The artichokes were fabulous, and unexpected. Essentially, they were fresh artichoke hearts that were cooked with olive oil and mint, and there were a lot of them. The salami, which are made by Mario Batali's father I believe, were also delicious, with the spicy one being particularly notable. We felt that the cauliflower was tasty but a bit too al dente and would have been improved with a less crunch texture. The beets were good, but perhaps a bit too dolci and not tart enough. Though the squid was tasty, it was cold and should have been served more room temperature.

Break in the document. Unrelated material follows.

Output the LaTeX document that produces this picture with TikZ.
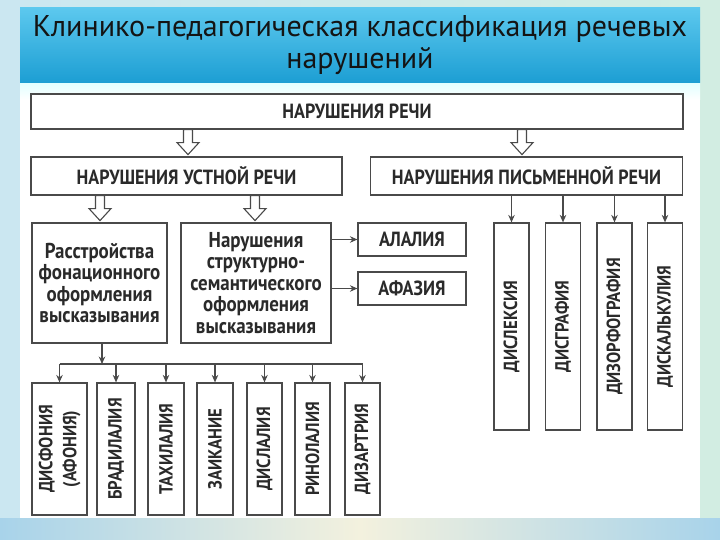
\documentclass[tikz,border=0pt]{standalone}
\usepackage{fontspec}
\usepackage{graphicx}
\setmainfont{PT Sans}
\newfontfamily\cond[FakeStretch=0.88]{PT Sans}
\usetikzlibrary{calc,arrows.meta}
\definecolor{bandtop}{HTML}{5CC8EE}
\definecolor{bandbot}{HTML}{1C9ED3}
\definecolor{bgl}{HTML}{CBE7F1}
\definecolor{bgr}{HTML}{D2EDE2}
\definecolor{bgb}{HTML}{A8D3EA}
\definecolor{bgm}{HTML}{F3F1DE}
\definecolor{edge}{HTML}{4A4A4A}
\definecolor{ink}{HTML}{2A2A2A}
\begin{document}
\begin{tikzpicture}[x=1pt,y=-1pt,
  box/.style={draw=edge, line width=1.2pt, fill=white, inner sep=0pt, align=center,
    text=ink, font=\cond\bfseries\fontsize{20.5}{24}\selectfont},
  bigbox/.style={box, font=\cond\bfseries\fontsize{21.5}{21.5}\selectfont},
  vbox/.style={box, minimum height=132, font=\cond\bfseries\fontsize{19}{24}\selectfont},
  tallbox/.style={box, minimum width=35, minimum height=207, font=\cond\bfseries\fontsize{19}{24}\selectfont},
  conn/.style={draw=edge, line width=1.1pt, -{Stealth[length=7.5pt,width=6.5pt]}},
  harrow/.pic={\draw[draw=edge, fill=white, line width=1.1pt, line join=miter]
     (-4.5,0) -- (4.5,0) -- (4.5,13) -- (11,13) -- (0,25) -- (-11,13) -- (-4.5,13) -- cycle;}
]
\useasboundingbox (0,0) rectangle (720,540);
% slide background
\shade[left color=bgl, right color=bgr] (0,0) rectangle (720,540);
\shade[left color=bgb, right color=bgb, middle color=bgm] (0,518) rectangle (720,540);
\fill[white] (20,83) rectangle (700,518);
\shade[top color=cyan!12, bottom color=white] (20,83) rectangle (700,100);
\shade[top color=bandtop, bottom color=bandbot] (20,8) rectangle (700,83);
\node[font=\fontsize{30}{32}\selectfont, align=center, text=black!92] (title) at (360,45)
  {Клинико-педагогическая классификация речевых\\нарушений};

% boxes
\node[box, minimum width=652, minimum height=35] (top) at (357,111.5) {НАРУШЕНИЯ РЕЧИ};
\node[box, minimum width=311, minimum height=38] (oral) at (186.5,176) {НАРУШЕНИЯ УСТНОЙ РЕЧИ};
\node[box, minimum width=312, minimum height=38] (writ) at (526.5,176) {НАРУШЕНИЯ ПИСЬМЕННОЙ РЕЧИ};
\node[bigbox, minimum width=135, minimum height=120] (phon) at (99.5,283)
  {Расстройства\\фонационного\\оформления\\высказывания};
\node[bigbox, minimum width=150, minimum height=120] (struct) at (256,283)
  {Нарушения\\структурно-\\семантического\\оформления\\высказывания};
\node[box, minimum width=108, minimum height=33] (alalia) at (412,239.5) {АЛАЛИЯ};
\node[box, minimum width=108, minimum height=33] (afazia) at (412,288.5) {АФАЗИЯ};

\node[tallbox] (w1) at (511.5,326.5) {\rotatebox{90}{ДИСЛЕКСИЯ}};
\node[tallbox] (w2) at (563,326.5) {\rotatebox{90}{ДИСГРАФИЯ}};
\node[tallbox] (w3) at (614.5,326.5) {\rotatebox{90}{ДИЗОРФОГРАФИЯ}};
\node[tallbox] (w4) at (665,326.5) {\rotatebox{90}{ДИСКАЛЬКУЛИЯ}};

\node[vbox, minimum width=55] (b1) at (59.5,449)
  {\rotatebox{90}{\begin{tabular}{@{}c@{}}ДИСФОНИЯ\\(АФОНИЯ)\end{tabular}}};
\node[vbox, minimum width=38] (b2) at (116,449) {\rotatebox{90}{БРАДИЛАЛИЯ}};
\node[vbox, minimum width=36] (b3) at (166,449) {\rotatebox{90}{ТАХИЛАЛИЯ}};
\node[vbox, minimum width=36] (b4) at (215,449) {\rotatebox{90}{ЗАИКАНИЕ}};
\node[vbox, minimum width=35] (b5) at (264.5,449) {\rotatebox{90}{ДИСЛАЛИЯ}};
\node[vbox, minimum width=35] (b6) at (312.5,449) {\rotatebox{90}{РИНОЛАЛИЯ}};
\node[vbox, minimum width=35] (b7) at (362.5,449) {\rotatebox{90}{ДИЗАРТРИЯ}};

% hollow arrows
\path (top.south -| 188,0) pic {harrow};
\path (top.south -| 522,0) pic {harrow};
\path (oral.south -| 100,0) pic {harrow};
\path (oral.south -| 255,0) pic {harrow};

% connectors
\draw[conn] (struct.east |- alalia.west) -- (alalia.west);
\draw[conn] (struct.east |- afazia.west) -- (afazia.west);
\foreach \w in {w1,w2,w3,w4}{
  \draw[conn] (writ.south -| \w.north) -- (\w.north);
}
\coordinate (bus) at (0,364);
\draw[conn] ([xshift=2.5pt]phon.south) -- ([xshift=2.5pt]phon.south |- bus);
\draw[draw=edge, line width=1.1pt] (b1.north |- bus) -- (b7.north |- bus);
\foreach \b in {b1,b2,b3,b4,b5,b6,b7}{
  \draw[conn] (\b.north |- bus) -- (\b.north);
}
\end{tikzpicture}
\end{document}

We then shared a clam pizza, which was fabulous. It had little clams in their shells on top of the pie, and the fresh clams with their juice added a scrumptious, briny flavor to the pie. Our only complaint would be that the pizza was brought out at the same time as the other appetizers. We would have preferred having it afterwards.

We all decided to try the pastas -- I had the Buccatini al'Amatriciana, my son had the carbonara, and my husband had the orecchiette with sausage and rapini. All were outstanding. The carbonara came with a little egg on top, which was quickly incorporated into the unctuous pasta. The orecchiette were homemade and nicely irregular and each of the elements in the dish worked well together. The Buccatini were luscious as well.

My son was the only one who ordered dessert. He had a chocolate cake with pistachio and bitter orange gelato. I tasted both, and though I felt that the individually-sized cake was a bit dry, the gelator was exceptional and interesting. My son didn't have any problem finishing it all.

For a restaurant that has only been open only three weeks, we felt that the food and staff were really together. Our server was attentive and, with the exception of the pizza, she got everything out to us in a timely manner. The sommelier was lovely and since the wine list had many interesting and unfamiliar choices, he guided my husband towards an absolutely delicious and little-known red from Compagnia. The one aspect of service that looked like it needed some additional time, was the de-boning of the whole bronzino. Though we didn't order it, we were near the station where the server was de-boning them, and my husband cringed every time they started in on the massacre of of another fish. The fish looked delicious, but I would request it whole and do the de-boning myself, unless you truly don't know how it's done.

The place was hopping, though by the time we left at about 9:15 on a Sunday night, there were quite a few available tables. The one problem, that I believe has been noted elsewhere, is that the noise level is very high. We were in the room with the bar, and we felt that they could definitely do without the loud music that did nothing but add another grating layer to the din.